KKWS
- Wadena, Minnesota; United States;
- Broadcast area: Central and northern Minnesota
- Frequency: 105.9 MHz
- Branding: Superstation K106

Programming
- Format: Country
- Affiliations: Compass Media Networks Westwood One

Ownership
- Owner: Hubbard Broadcasting, Inc.; (HBI Radio Brainerd/Wadena, LLC);
- Sister stations: KWAD, KNSP

Technical information
- Licensing authority: FCC
- Facility ID: 28650
- Class: C1
- ERP: 100,000 watts
- HAAT: 171 meters (561 ft)
- Transmitter coordinates: 46°35′59″N 94°54′04″W﻿ / ﻿46.59972°N 94.90111°W

Links
- Public license information: Public file; LMS;
- Webcast: Listen Live
- Website: superstationk106.com

= KKWS =

KKWS (105.9 FM "Superstation K106") is a radio station that broadcasts a country music format. Licensed to Wadena, Minnesota, United States, it serves central and northern Minnesota.
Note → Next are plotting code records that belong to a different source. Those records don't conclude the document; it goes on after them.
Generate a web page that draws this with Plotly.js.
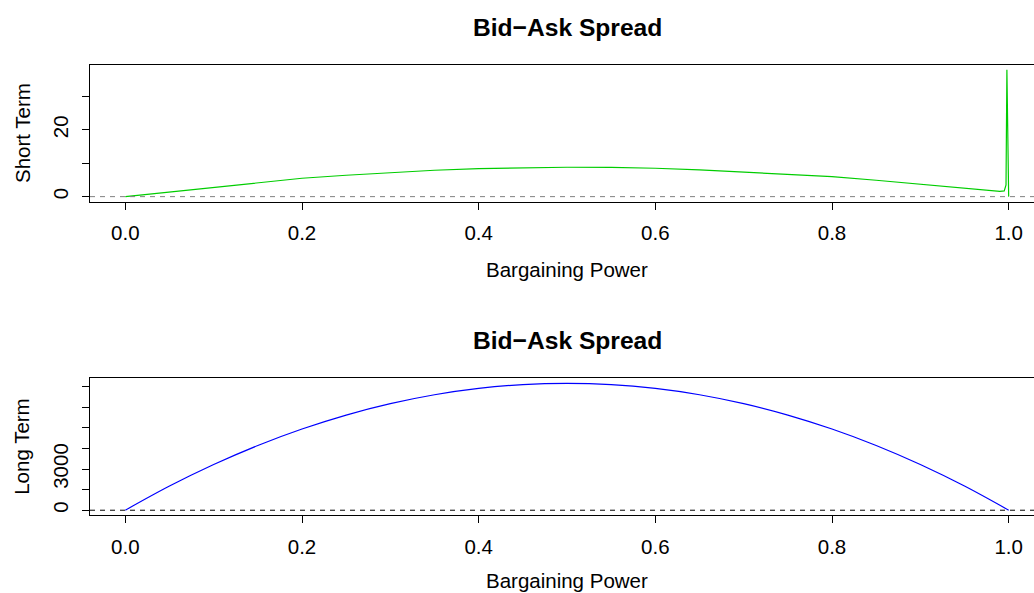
<!DOCTYPE html>
<html>
<head>
<meta charset="utf-8">
<script src="https://cdn.plot.ly/plotly-3.0.1.min.js"></script>
<style>
html, body { margin: 0; padding: 0; overflow: hidden; background: #fff; }
#chart { width: 1060px; height: 593px; }
</style>
</head>
<body>
<div id="chart"></div>
<script>
// ---- Data ----
const mainTitle = "Bid\u2212Ask Spread";
const xTitle = "Bargaining Power";
const shortTitle = "Short Term";
const longTitle = "Long Term";

const shortX = [0, 0.05, 0.1, 0.15, 0.2, 0.25, 0.3, 0.35, 0.4, 0.45, 0.5, 0.55, 0.6, 0.65, 0.7, 0.75, 0.8, 0.85, 0.9, 0.95, 0.98, 0.99, 0.995, 0.997, 0.998, 0.999, 1.0];
const shortY = [0, 1.4, 2.8, 4.2, 5.5, 6.4, 7.2, 7.9, 8.4, 8.7, 8.8, 8.75, 8.5, 8.0, 7.4, 6.8, 6.0, 4.9, 3.7, 2.6, 1.9, 1.6, 1.7, 3.5, 38, 12, 0];

const longX = [0, 0.05, 0.1, 0.15, 0.2, 0.25, 0.3, 0.35, 0.4, 0.45, 0.5, 0.55, 0.6, 0.65, 0.7, 0.75, 0.8, 0.85, 0.9, 0.95, 1.0];
const longY = [0, 1760, 3330, 4720, 5920, 6940, 7770, 8420, 8880, 9160, 9250, 9160, 8880, 8420, 7770, 6940, 5920, 4720, 3330, 1760, 0];

const xTickVals = [0, 0.2, 0.4, 0.6, 0.8, 1.0];
const xTickText = ["0.0", "0.2", "0.4", "0.6", "0.8", "1.0"];
const shortTickVals = [0, 10, 20, 30];
const shortTickText = ["0", "", "20", ""];
const longTickVals = [0, 1500, 3000, 4500, 6000, 7500, 9000];
const longTickText = ["0", "", "3000", "", "", "", ""];

// ---- Styling ----
const FONT = "Liberation Sans, Arial, Helvetica, sans-serif";
const FS = 20.5;
const H = 593;
const py = p => 1 - p / H;

const xAxisBase = {
  range: [-0.04, 1.04],
  tickmode: "array",
  tickvals: xTickVals,
  ticktext: xTickText,
  ticks: "outside",
  ticklen: 7,
  tickwidth: 1,
  tickcolor: "#000",
  showline: true,
  mirror: true,
  linecolor: "#000",
  linewidth: 1,
  showgrid: false,
  zeroline: false,
  automargin: false,
  ticklabelstandoff: 6,
  tickfont: { family: FONT, size: FS, color: "#000" }
};
const yAxisBase = {
  tickmode: "array",
  ticks: "outside",
  ticklen: 7,
  tickwidth: 1,
  tickcolor: "#000",
  tickangle: -90,
  showline: true,
  mirror: true,
  linecolor: "#000",
  linewidth: 1,
  showgrid: false,
  zeroline: false,
  automargin: false,
  ticklabelstandoff: 6,
  tickfont: { family: FONT, size: FS, color: "#000" }
};

const traces = [
  { x: shortX, y: shortY, type: "scatter", mode: "lines", xaxis: "x", yaxis: "y",
    line: { color: "#00CD00", width: 1.2 }, hoverinfo: "skip" },
  { x: longX, y: longY, type: "scatter", mode: "lines", xaxis: "x2", yaxis: "y2",
    line: { color: "#0000FF", width: 1.2, shape: "spline" }, hoverinfo: "skip" }
];

const layout = {
  width: 1060,
  height: H,
  margin: { l: 90, r: 16, t: 0, b: 0 },
  paper_bgcolor: "#fff",
  plot_bgcolor: "#fff",
  showlegend: false,
  font: { family: FONT, size: FS, color: "#000" },
  xaxis: Object.assign({}, xAxisBase, { domain: [0, 1], anchor: "y" }),
  yaxis: Object.assign({}, yAxisBase, { domain: [py(201.7), py(64.7)], anchor: "x",
    range: [-1.52, 39.52], tickvals: shortTickVals, ticktext: shortTickText }),
  xaxis2: Object.assign({}, xAxisBase, { domain: [0, 1], anchor: "y2" }),
  yaxis2: Object.assign({}, yAxisBase, { domain: [py(515.3), py(378.3)], anchor: "x2",
    range: [-370, 9620], tickvals: longTickVals, ticktext: longTickText }),
  shapes: [
    { type: "line", xref: "x domain", yref: "y", x0: 0, x1: 1, y0: 0, y1: 0,
      line: { color: "#808080", width: 1, dash: "5px,5px" } },
    { type: "line", xref: "x2 domain", yref: "y2", x0: 0, x1: 1, y0: 0, y1: 0,
      line: { color: "#000", width: 1, dash: "5px,5px" } }
  ],
  annotations: [
    { text: "<b>" + mainTitle + "</b>", xref: "paper", yref: "paper", x: 0.5, y: py(28),
      xanchor: "center", yanchor: "middle", showarrow: false, font: { family: FONT, size: 24.6 } },
    { text: "<b>" + mainTitle + "</b>", xref: "paper", yref: "paper", x: 0.5, y: py(340),
      xanchor: "center", yanchor: "middle", showarrow: false, font: { family: FONT, size: 24.6 } },
    { text: xTitle, xref: "paper", yref: "paper", x: 0.5, y: py(269),
      xanchor: "center", yanchor: "middle", showarrow: false, font: { family: FONT, size: FS } },
    { text: xTitle, xref: "paper", yref: "paper", x: 0.5, y: py(580),
      xanchor: "center", yanchor: "middle", showarrow: false, font: { family: FONT, size: FS } },
    { text: shortTitle, xref: "paper", yref: "paper", x: (22 - 90) / 954, y: py(133),
      xanchor: "center", yanchor: "middle", textangle: -90, showarrow: false, font: { family: FONT, size: FS } },
    { text: longTitle, xref: "paper", yref: "paper", x: (22 - 90) / 954, y: py(446.8),
      xanchor: "center", yanchor: "middle", textangle: -90, showarrow: false, font: { family: FONT, size: FS } }
  ]
};

Plotly.newPlot("chart", traces, layout, { staticPlot: true, displayModeBar: false });
</script>
</body>
</html>
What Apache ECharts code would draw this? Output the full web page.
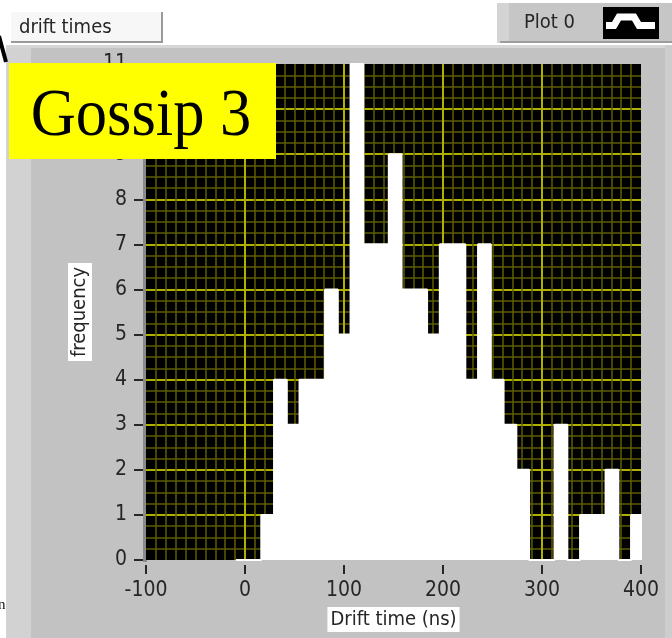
<!DOCTYPE html>
<html>
<head>
<meta charset="utf-8">
<script src="https://cdn.jsdelivr.net/npm/echarts@6/dist/echarts.min.js"></script>
<style>
  html, body { margin: 0; padding: 0; background: #fff; }
  #chart { width: 672px; height: 638px; }
</style>
</head>
<body>
<div id="chart"></div>
<script>
// Drift-time histogram, counts per TDC bin (ns)
const binStart = -9.3;      // left edge of the first bin
const binWidth = 12.88;     // bin width
const counts = [0, 0, 1, 4, 3, 4, 4, 6, 5, 11, 7, 7, 9, 6, 6, 5, 7, 7, 4, 7, 4, 3, 2, 0, 0, 3, 0, 1, 1, 2, 0, 1];

// Axis tick labels
const xTickLabels = [-100, 0, 100, 200, 300, 400];
const yTickLabels = [0, 1, 2, 3, 4, 5, 6, 7, 8, 9, 10, 11];

// Step outline: each bin's left edge carries its count, closed at the last right edge
const stepData = counts.map((c, i) => [binStart + i * binWidth, c]);
stepData.push([binStart + counts.length * binWidth, counts[counts.length - 1]]);

const uiFont = "'DejaVu Sans Condensed', 'DejaVu Sans', 'Liberation Sans', sans-serif";
const inkColor = '#262626';
const majorGrid = '#b0b000';
const minorGrid = '#5e5e00';

const chart = echarts.init(document.getElementById('chart'), null, { renderer: 'canvas' });

chart.setOption({
  animation: false,
  backgroundColor: '#ffffff',
  graphic: [
    // grey front-panel frame
    { type: 'rect', z: -100, shape: { x: 6, y: 45, width: 666, height: 593 }, style: { fill: '#c2c2c2' } },
    { type: 'rect', z: -99, shape: { x: 6, y: 45, width: 25, height: 593 }, style: { fill: '#d2d2d2' } },
    { type: 'rect', z: -99, shape: { x: 6, y: 45, width: 666, height: 3 }, style: { fill: '#d6d6d6' } },
    { type: 'rect', z: -99, shape: { x: 665, y: 45, width: 7, height: 593 }, style: { fill: '#cdcdcd' } },
    // plot-area inset edge on the left
    { type: 'rect', z: -98, shape: { x: 143, y: 63, width: 4, height: 499 }, style: { fill: '#8a8a8a' } },

    // caption box
    { type: 'rect', z: 10, shape: { x: 11, y: 12, width: 152, height: 31 }, style: { fill: '#f7f7f7' } },
    { type: 'rect', z: 11, shape: { x: 161, y: 12, width: 2, height: 31 }, style: { fill: '#9a9a9a' } },
    { type: 'rect', z: 11, shape: { x: 11, y: 41, width: 152, height: 2 }, style: { fill: '#9a9a9a' } },
    { type: 'text', z: 12, x: 19, y: 28, style: { text: 'drift times', font: '20px ' + uiFont, fill: inkColor, verticalAlign: 'middle' } },

    // plot legend box
    { type: 'rect', z: 10, shape: { x: 497, y: 3, width: 175, height: 40 }, style: { fill: '#c6c6c6' } },
    { type: 'rect', z: 11, shape: { x: 497, y: 3, width: 12, height: 40 }, style: { fill: '#d4d4d4' } },
    { type: 'rect', z: 11, shape: { x: 500, y: 41, width: 172, height: 2 }, style: { fill: '#9c9c9c' } },
    { type: 'text', z: 12, x: 524, y: 23, style: { text: 'Plot 0', font: '20px ' + uiFont, fill: inkColor, verticalAlign: 'middle' } },
    { type: 'rect', z: 12, shape: { x: 603, y: 7, width: 56, height: 32 }, style: { fill: '#000' } },
    { type: 'polyline', z: 13, shape: { points: [[606, 25.5], [614, 25.5], [619, 17], [634, 17], [639, 25.5], [655, 25.5]] },
      style: { stroke: '#fff', lineWidth: 7, fill: null, lineJoin: 'miter' } },

    // slide fragments at the left margin
    { type: 'line', z: 20, shape: { x1: -1, y1: 36, x2: 6, y2: 62 }, style: { stroke: '#000', lineWidth: 4 } },
    { type: 'text', z: 20, x: -2, y: 605, style: { text: 'n', font: '15px "Liberation Serif", serif', fill: '#111', verticalAlign: 'middle' } },

    // title badge
    { type: 'rect', z: 50, shape: { x: 9, y: 63, width: 267, height: 96 }, style: { fill: '#ffff00' } },
    { type: 'text', z: 51, x: 141, y: 117, scaleX: 0.92,
      style: { text: 'Gossip 3', font: '68px "Liberation Serif", "Times New Roman", serif', fill: '#000', align: 'center', verticalAlign: 'middle' } }
  ],
  grid: {
    left: 146, right: 31, top: 64, bottom: 78,
    show: true, backgroundColor: '#000000', borderWidth: 0, containLabel: false
  },
  xAxis: {
    type: 'value',
    min: xTickLabels[0],
    max: xTickLabels[xTickLabels.length - 1],
    interval: xTickLabels[1] - xTickLabels[0],
    offset: 5,
    axisLine: { show: true, onZero: false, lineStyle: { color: 'rgba(0,0,0,0)' } },
    axisTick: { show: true, inside: false, length: 9, lineStyle: { color: inkColor, width: 2 } },
    axisLabel: { margin: 15, fontSize: 21, fontFamily: uiFont, color: inkColor },
    splitLine: { show: true, showMinLine: false, showMaxLine: false, lineStyle: { color: majorGrid, width: 2, opacity: 1 } },
    minorTick: { show: false, splitNumber: 10 },
    minorSplitLine: { show: true, lineStyle: { color: minorGrid, width: 1.5, opacity: 1 } },
    name: 'Drift time (ns)',
    nameLocation: 'middle',
    nameGap: 42,
    nameTextStyle: { fontSize: 20, fontFamily: uiFont, color: inkColor, backgroundColor: '#ffffff', padding: [3, 3, 2, 3] }
  },
  yAxis: {
    type: 'value',
    min: yTickLabels[0],
    max: yTickLabels[yTickLabels.length - 1],
    interval: yTickLabels[1] - yTickLabels[0],
    offset: 3,
    axisLine: { show: true, onZero: false, lineStyle: { color: 'rgba(0,0,0,0)' } },
    axisTick: { show: true, inside: false, length: 9, lineStyle: { color: inkColor, width: 2 } },
    axisLabel: { margin: 16, fontSize: 21, fontFamily: uiFont, color: inkColor },
    splitLine: { show: true, showMinLine: false, showMaxLine: false, lineStyle: { color: majorGrid, width: 2, opacity: 1 } },
    minorTick: { show: false, splitNumber: 4 },
    minorSplitLine: { show: true, lineStyle: { color: minorGrid, width: 1.5, opacity: 1 } },
    name: 'frequency',
    nameLocation: 'middle',
    nameRotate: 90,
    nameGap: 51,
    nameTextStyle: { fontSize: 20, fontFamily: uiFont, color: inkColor, backgroundColor: '#ffffff', padding: [2, 4, 2, 4] }
  },
  series: [{
    type: 'line',
    data: stepData,
    step: 'end',
    symbol: 'none',
    silent: true,
    lineStyle: { color: '#ffffff', width: 2 },
    areaStyle: { color: '#ffffff', opacity: 1 }
  }]
});
</script>
</body>
</html>
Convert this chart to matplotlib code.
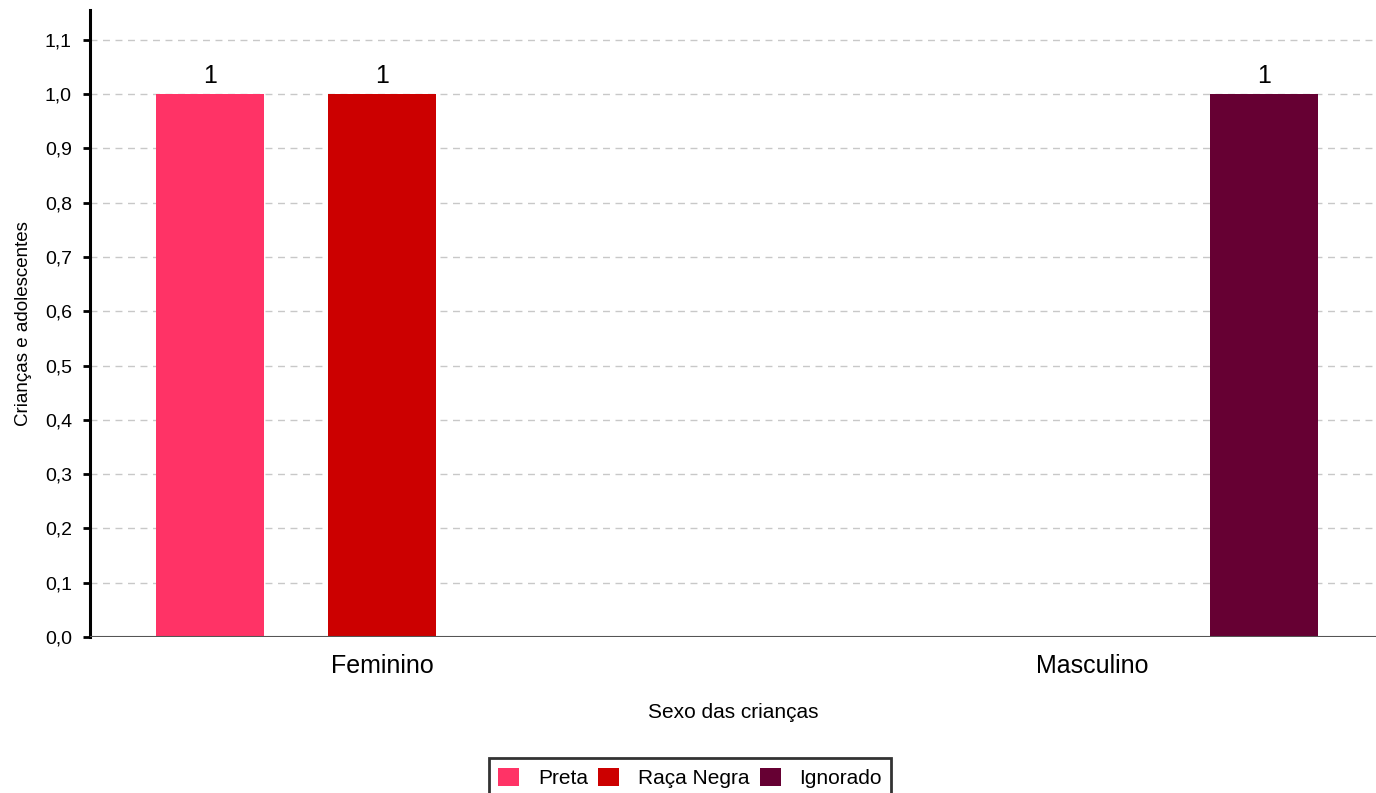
import numpy as np
import matplotlib
import matplotlib.pyplot as plt
from matplotlib.patches import Patch

matplotlib.rc('font', family=['Liberation Sans', 'DejaVu Sans'])

groups = ['Feminino', 'Masculino']
series = ['Preta', 'Raça Negra', 'Ignorado']
values = {
    'Preta': [1, 0],
    'Raça Negra': [1, 0],
    'Ignorado': [0, 1],
}
colors = ['#FF3366', '#CC0000', '#660033']
yticks = [0.0, 0.1, 0.2, 0.3, 0.4, 0.5, 0.6, 0.7, 0.8, 0.9, 1.0, 1.1]

fig = plt.figure(figsize=(13.76, 7.93), dpi=100)
ax = fig.add_axes([0.0654, 0.1967, 0.9346, 0.7907])

x = np.arange(len(groups))
width = 0.152
step = 0.2423
for i, (s, c) in enumerate(zip(series, colors)):
    xs = x + (i - 1) * step
    vals = values[s]
    ax.bar(xs, vals, width, color=c, zorder=3)
    for xi, v in zip(xs, vals):
        if v > 0:
            ax.text(xi, v + 0.012, str(v), ha='center', va='bottom', fontsize=18)

ax.set_xlim(-0.4113, 1.4)
ax.set_ylim(0, 1.155)
ax.set_yticks(yticks)
ax.set_yticklabels([f"{t:.1f}".replace('.', ',') for t in yticks], fontsize=14)
ax.set_xticks(x)
ax.set_xticklabels(groups, fontsize=18)
ax.tick_params(axis='x', length=0, pad=12)
ax.tick_params(axis='y', length=5, width=2, direction='out', pad=8)
ax.grid(axis='y', color='#c8c8c8', linestyle=(0, (5, 4)), linewidth=1, zorder=0)
ax.axhline(0, color='#555555', linewidth=1.5, zorder=4)

for side in ['top', 'right', 'bottom']:
    ax.spines[side].set_visible(False)
ax.spines['left'].set_linewidth(2.2)

ax.set_xlabel('Sexo das crianças', fontsize=15, labelpad=18)
ax.set_ylabel('Crianças e adolescentes', fontsize=13.5, labelpad=9)

handles = [Patch(facecolor=c, label=s) for s, c in zip(series, colors)]
leg = fig.legend(handles=handles, loc='upper center', bbox_to_anchor=(0.5015, 0.057),
                 ncol=3, fontsize=15, frameon=True, fancybox=False,
                 handlelength=1.0, handleheight=1.0, handletextpad=0.9,
                 columnspacing=0.5, borderpad=0.45)
leg.get_frame().set_edgecolor('black')
leg.get_frame().set_linewidth(2)

fig.savefig('out.png')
The station is owned and operated by Hubbard Broadcasting, Inc.

KKWS is located at 201½ South Jefferson Street, in Wadena, along with sister stations KWAD and KNSP.

Hubbard Broadcasting announced on November 13, 2014, that it would purchase the Omni Broadcasting stations, including KKWS. The sale was completed on February 27, 2015, at a purchase price of $8 million for the 16 stations and one translator.